At least as far as the breadth of his shoulders would allow.
"And your point?" the patriarch Fing said.
"My figures indicate that the rate of change has already begun to level off," Sternovsky told him. "Very shortly, our test subjects will have maxed out. When the demands of WHE on their bodies to produce muscle begin to slack off, they will wake up. Bigger. Stronger. And even more dangerous."
"Fosdick!" Fillmore barked. "Is this true? You promised me that you had the situation well in hand." The youngest Fing wanted to reply, to defend himself, but the shock of his injury was such that though he opened his mouth to speak, he couldn't even manage a stutter.
Farnham, sensing that his father was about to turn on him, diverted attention by attacking the American biochemist and taking up the banner of his fallen brother. "All you're giving us is speculation," he said. "You don't know what's going to happen in the next two minutes, let alone the next half hour. And you certainly can't predict the behavior of our test subjects even if the synthetic's effect does level off as you suggest."
Sternovsky put his hands to his head and pulled at his comb-over, making it stick straight up. "You're not listening!" he cried. "There is no door, no lock on this ward that will hold them."
"I think we've heard enough," Fillmore said.
"No, you haven't," the biochemist countered. "God forgive us for what we've done to them, but these test subjects are no longer human beings. If you don't euthanize them now, and quickly, while they are still in a stuporous state, they will wake up and kill us all."
Fillmore had always figured Sternovsky for a whiner. There was something weak in the eyes and the dark circles that surrounded them. But the expression he now wore clearly declared he had reached his limit. No amount of browbeating would bring him back into line. "I'm canceling your contract, as of this instant," the elder Fing said. "Turn in your security badge at the desk downstairs and be off the grounds in two hours or I'll have you arrested."
"That suits me fine," Sternovsky said. "Just remember I told you so when the shit hits the fan." The lanky researcher, his hair still alarmingly upright, stormed off and out the bank-vault door.
The Fings and their U.S. attorney watched the man go.
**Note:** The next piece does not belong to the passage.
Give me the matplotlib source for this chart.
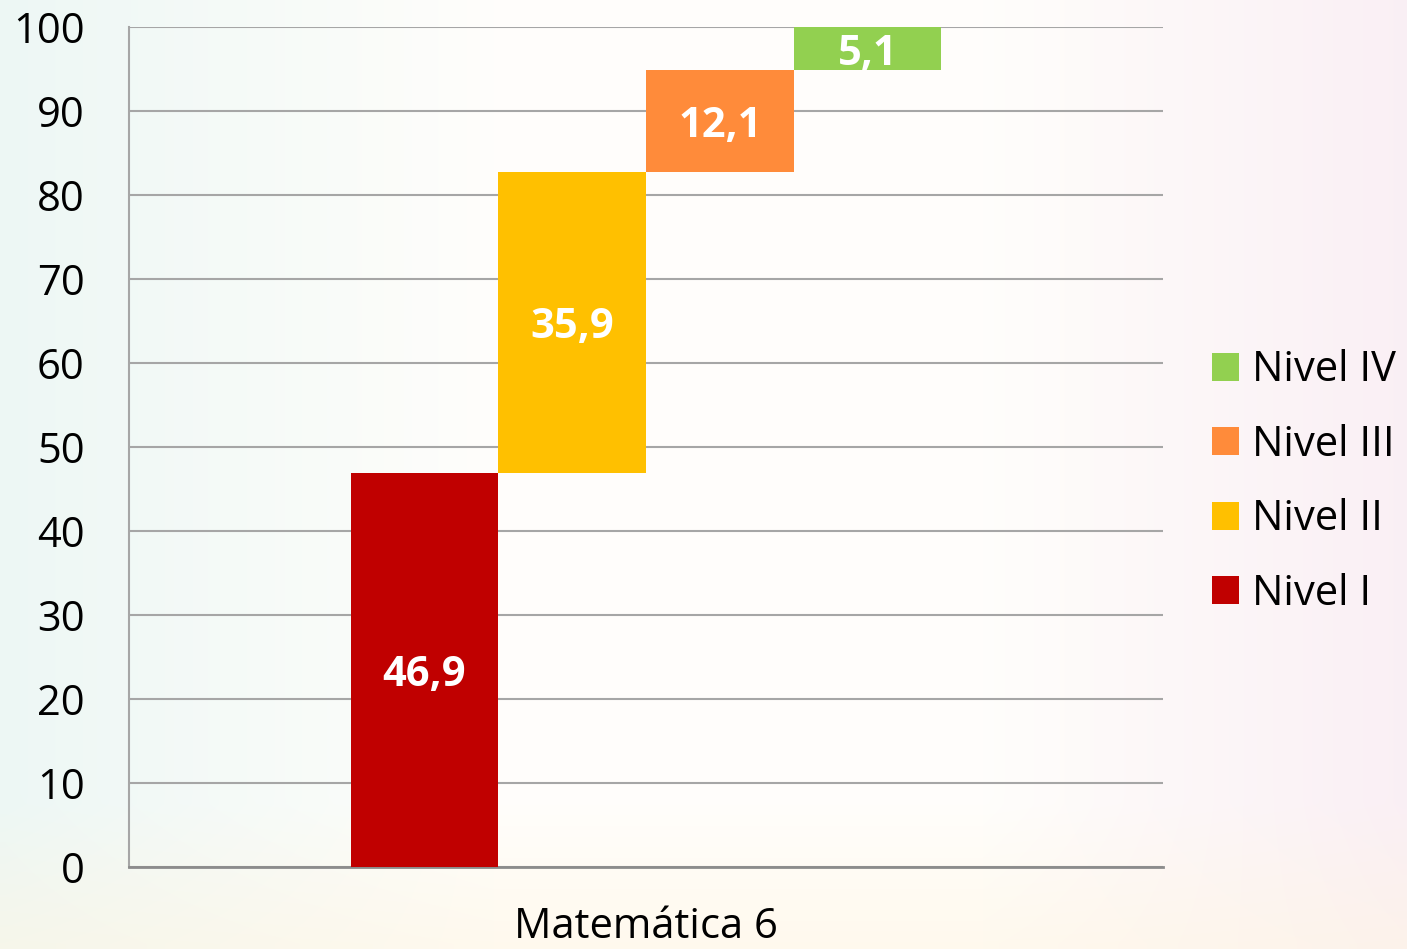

"Could he make trouble for us, patent-wise, somewhere down the line?" Koch-Roche asked.
"A brilliant biochemist," Fillmore said, "but he has absolutely no business sense. The agreement he signed with Family Fing surrendered all commercial rights to the product."
"He actually signed something like that?"
"The contract was written in Chinese."
"Don't tell me," the lawyer said. "He used a translator that you recommended."
Fillmore smiled.
Suddenly, the steady, sloppy sounds of sucking ceased.
"They've stopped eating," one of the orderlies cried. "They've all stopped eating. Look!" Fillmore half turned to follow the man's pointing finger. The video monitors behind the nurses' station counter all showed movement. The test subjects had dropped their feeding tubes and, one by one, were rising to their feet.
Chapter 30
Remo had no complaint about the directions he'd been given by the bilingual car-rental clerk at the airport. After an hour and a half of driving on a two-lane road that ran straight as a string through miles of open farmland-pancake flat, diked and about half of it flooded for the cultivation of rice-the lights of Family Fing Pharmaceuticals had come into view. In the distance, he could see the white towers of the plant complex rising up out of the blackness of the plain. The feeling of dread he got every time he looked at them was very intense.
Up until this point, he and Chiun had had the luxury of confronting the hormone-altered killers one at a time. The last one, old Ludlow Baculum, had nearly had Remo's guts for garters, and would have succeeded if Chiun had not intervened at the last second. In the area of sheer physical power, Remo had never encountered foes quite like these. The idea that he would have to confront them en masse, and very soon, sent a chill down the back of his neck.